Figure 3. Expression of VEGF or COX-2 in HCT/VKO cells promotes tumorigenesis.
(A) PGE2 concentration in the conditioned media of HCT/VKO-derived cell lines as measured by ELISA. PGE2 was below the detection limit in the HCT/VKO, HCT/VKOVEGF, and celecoxib-treated HCT/VKO-COX2 cell lines.
(B) COX-2 protein in HCT/VKO-derived cell lines as measured by Immunoblotting. β-actin was used as a loading control.
(C) VEGF concentration in the conditioned media of HCT/VKO-derived cell lines as measured by ELISA. VEGF was not detected in the HCT/VKO and HCT/VKO-COX2 cell lines.
(D) Tumor growth rates of HCT/VKO and HCT/VKO-VEGF subcutaneous xenografts.(E) Tumor growth rates of HCT/VKO and HCT/VKO-COX2 subcutaneous xenografts.
(F) Tumor spheroids were implanted into the cornea to evaluate the role of COX-2 in tumor angiogenesis. Right panel: Quantification of corneal angiogenesis. P < 0.0001.
(G) An Alamar blue assay was used to measure the relative growth of HCT/VKO-derived cell lines in vitro.

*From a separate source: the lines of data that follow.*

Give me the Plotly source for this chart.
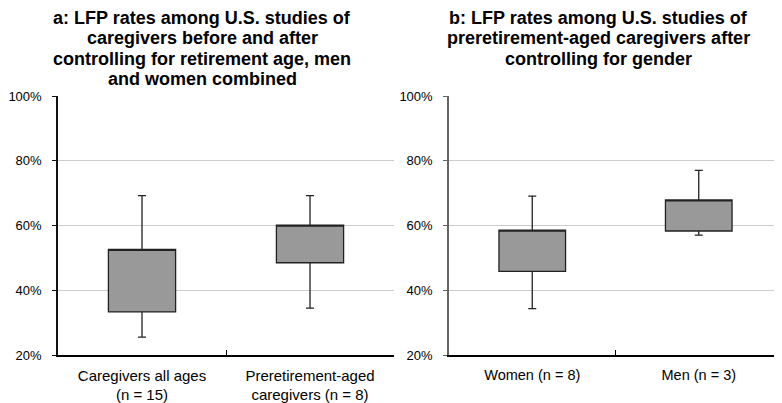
import plotly.graph_objects as go

# Panel a
cats_a = ["Caregivers all ages<br>(n = 15)", "Preretirement-aged<br>caregivers (n = 8)"]
low_a = [25.5, 34.5]
q1_a = [33.3, 48.5]
q3_a = [52.6, 60.1]
high_a = [69.2, 69.2]

# Panel b
cats_b = ["Women (n = 8)", "Men (n = 3)"]
low_b = [34.3, 57.0]
q1_b = [45.8, 58.3]
q3_b = [58.6, 67.9]
high_b = [69.1, 77.0]

yticks = [20, 40, 60, 80, 100]
ytick_text = ["20%", "40%", "60%", "80%", "100%"]

title_a = ["a: LFP rates among U.S. studies of", "caregivers before and after",
           "controlling for retirement age, men", "and women combined"]
title_b = ["b: LFP rates among U.S. studies of", "preretirement-aged caregivers after",
           "controlling for gender"]

FONT = "Liberation Sans, Arial, sans-serif"
OFF = 8  # page body margin
W, H = 782 - OFF, 403 - OFF

def fx(px):
    return (px - OFF) / W

def fy(py):
    return 1 - (py - OFF) / H

fig = go.Figure()

def add_box(cats, low, q1, q3, high, xa, ya):
    fig.add_trace(go.Box(
        x=cats, q1=q1, median=q3, q3=q3, lowerfence=low, upperfence=high,
        xaxis=xa, yaxis=ya, width=0.4, whiskerwidth=0.12,
        fillcolor="#999999", line=dict(color="#222222", width=1.3),
        boxpoints=False, hoverinfo="skip", showlegend=False,
    ))

add_box(cats_a, low_a, q1_a, q3_a, high_a, "x", "y")
add_box(cats_b, low_b, q1_b, q3_b, high_b, "x2", "y2")

xcommon = dict(range=[-0.5, 1.5], type="category", showgrid=False,
               showline=True, linecolor="#000000", linewidth=1.5,
               tickson="boundaries", ticks="inside", ticklen=5, tickcolor="#000000",
               tickwidth=1, fixedrange=True, automargin=False, ticklabelstandoff=6)
ycommon = dict(range=[20, 100], tickvals=yticks, ticktext=ytick_text,
               showgrid=True, gridcolor="#cccccc", gridwidth=1,
               showline=True, linewidth=1.5, ticks="outside", ticklen=4,
               zeroline=False, automargin=False, ticklabelstandoff=8)

annotations = []
line_y = [18, 38.5, 59, 79.5]
for i, t in enumerate(title_a):
    annotations.append(dict(text="<b>" + t + "</b>", xref="paper", yref="paper",
                            x=fx(202), y=fy(line_y[i]), xanchor="center", yanchor="middle",
                            showarrow=False, font=dict(size=18, family=FONT)))
for i, t in enumerate(title_b):
    annotations.append(dict(text="<b>" + t + "</b>", xref="paper", yref="paper",
                            x=fx(598), y=fy(line_y[i]), xanchor="center", yanchor="middle",
                            showarrow=False, font=dict(size=18, family=FONT)))

fig.update_layout(
    width=W, height=H,
    margin=dict(l=0, r=0, t=0, b=0),
    paper_bgcolor="white", plot_bgcolor="white",
    font=dict(family=FONT, size=12, color="#000000"),
    xaxis=dict(domain=[fx(58), fx(394)], anchor="y", tickfont=dict(size=15), **xcommon),
    yaxis=dict(domain=[fy(355), fy(96)], anchor="x", linecolor="#111111",
               tickcolor="#111111", tickfont=dict(size=13), **ycommon),
    xaxis2=dict(domain=[fx(449), fx(782)], anchor="y2", tickfont=dict(size=14.5), **xcommon),
    yaxis2=dict(domain=[fy(355), fy(96)], anchor="x2", linecolor="#666666",
                tickcolor="#666666", tickfont=dict(size=13), **ycommon),
    annotations=annotations,
)

fig.write_html("out.html")
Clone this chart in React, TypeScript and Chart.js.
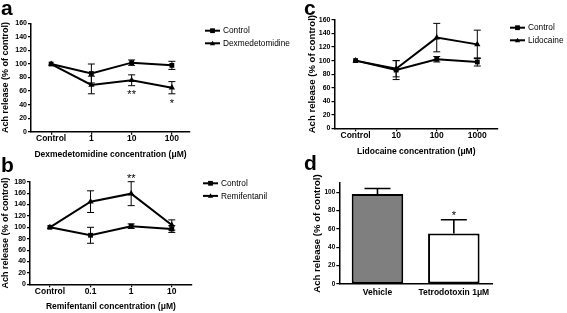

(H) The response of HCT/VKO-VEGF (left panel) or HCT/VKO-COX2 (right panel) subcutaneous xenografts to celecoxib and axitinib was evaluated in vivo.
(I) The corneal assay was used to measure the effect of systemic DC101 anti-VEGFR2 antibody treatment on VEGF-induced vascular sprouting in vivo. Bar: 100 μm.
(J) The corneal assay was used to measure the effect of systemic DC101 anti-VEGFR2 antibody treatment on angiogenesis induced by HCT/VKO-COX2 spheroids. Bar: 100 μm.
Data are presented as mean ± SD (A, C, and G) or mean ± SEM (D, E, F, H-J).